Canadian investment fund manager 3iQ announced that it has filed to offer The Solana Fund (QSOL), which it said—if approved—“would be the first Solana exchange-traded product to be listed in North America.”
With a market cap of $61 billion as of this writing, Solana (SOL) is the fifth-largest cryptocurrency behind Bitcoin (BTC), Ethereum (ETH), the dollar-pegged Tether (USDT), and Binance Coin (BNB)
3iQ says the fund will be offered on the Toronto Stock Exchange “in relation to an initial public offering.”
“The Solana Fund offers easy exposure to SOL without technical complexity,” the company wrote. “As part of our investment strategy, the Solana Fund will stake SOL to earn rewards.”
The company already offers ETFs based on Bitcoin and Ethereum, but its move to support Solana adds weight to speculation over which cryptocurrencies U.S. regulators will approve next for such funds.
British bank Standard Chartered has predicted Solana and XRP would be the next coins to get a green light for the ETF treatment from the Securities and Exchange Commission (SEC).
“In several cases the core technology is so similar to ETH it would be difficult for the SEC to claim they were securities given the ETH position,” wrote Geoffrey Kendrick, Standard Chartered’s head of crypto research.
Tether and WAX co-founder William Quigley agreed, recently telling Decrypt that fund managers will inevitably move to the “next hot new thing” with Solana as a likely option.
“Every time Wall Street packages a new product to sell to consumers, if that product is successful, you can guarantee there will be copycats,” he said, pointing to the massive investments flowing into Bitcoin spot ETFs. ”We will continue to see new ETFs launching until there's a big pullback.”
“Canada had spot Bitcoin and spot Ethereum ETFs before the U.S. even got futures ETFs for either asset,” observed Bloomberg analyst James Seyffart on Twitter.
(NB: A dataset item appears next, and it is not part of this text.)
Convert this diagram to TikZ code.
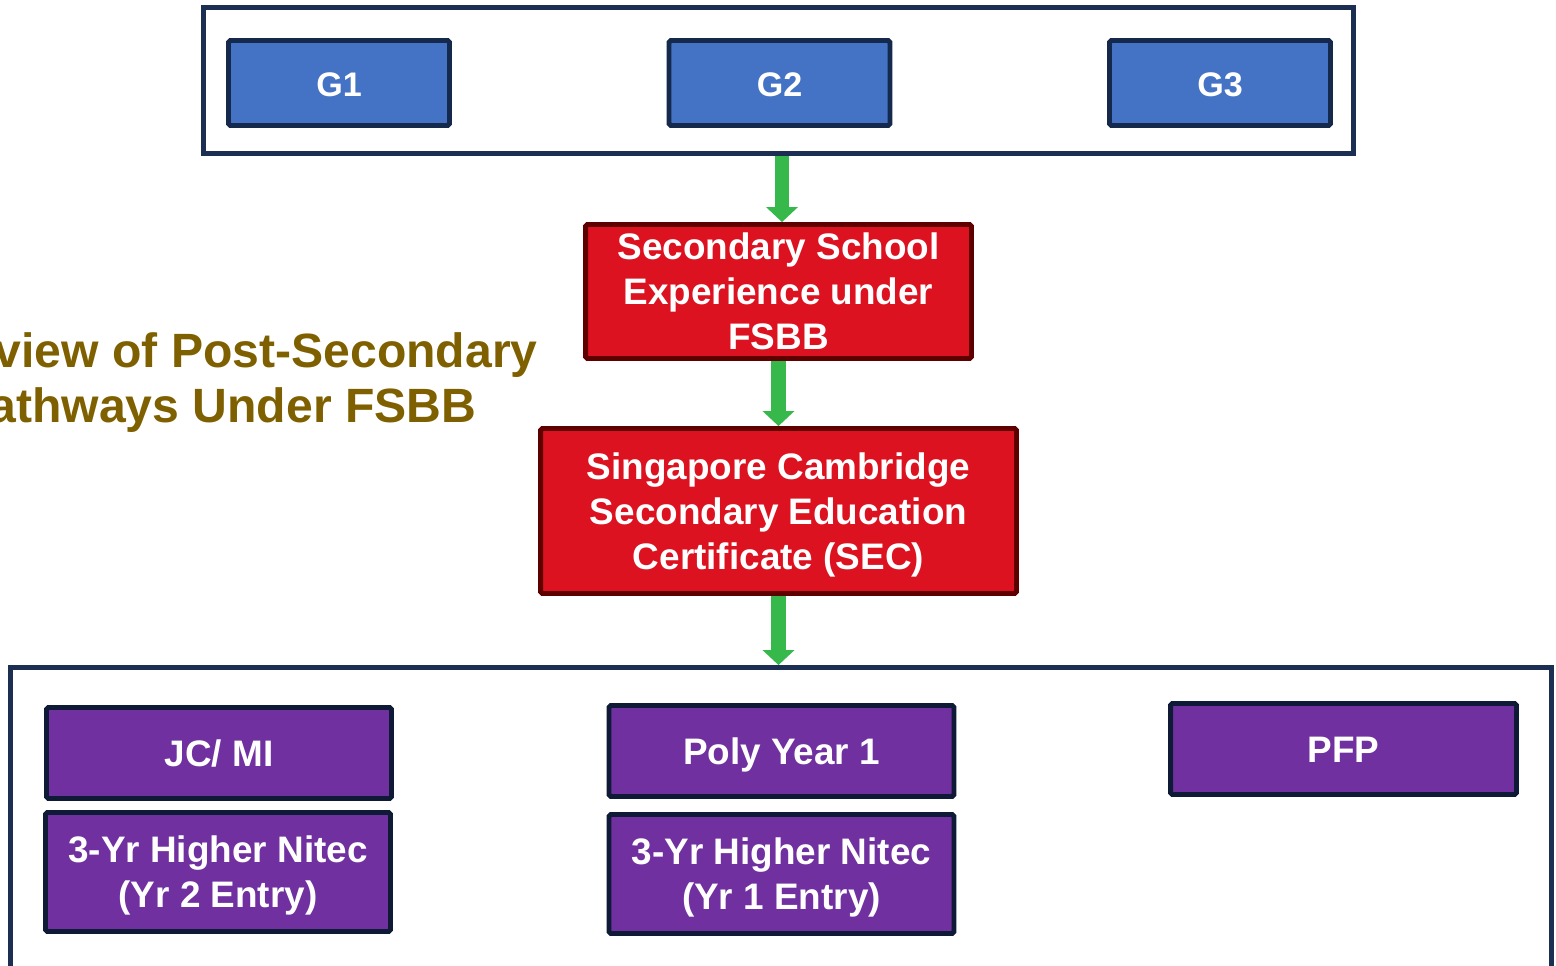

He also pointed out that Solana funds are nothing new globally.
“You guys would be stunned to realize we already have over $1 billion in Solana ETPs elsewhere in the world,” he tweeted, including a list of funds from providers like 21Shares, VanEck, and WisdomTree.
In the U.S., attention is largely focused on the launch of spot Ethereum ETFs, which were unexpectedly approved by the SEC last month. Bitwise debuted a television ad touting Ethereum earlier today, with analysts predicting the funds will go live on July 2.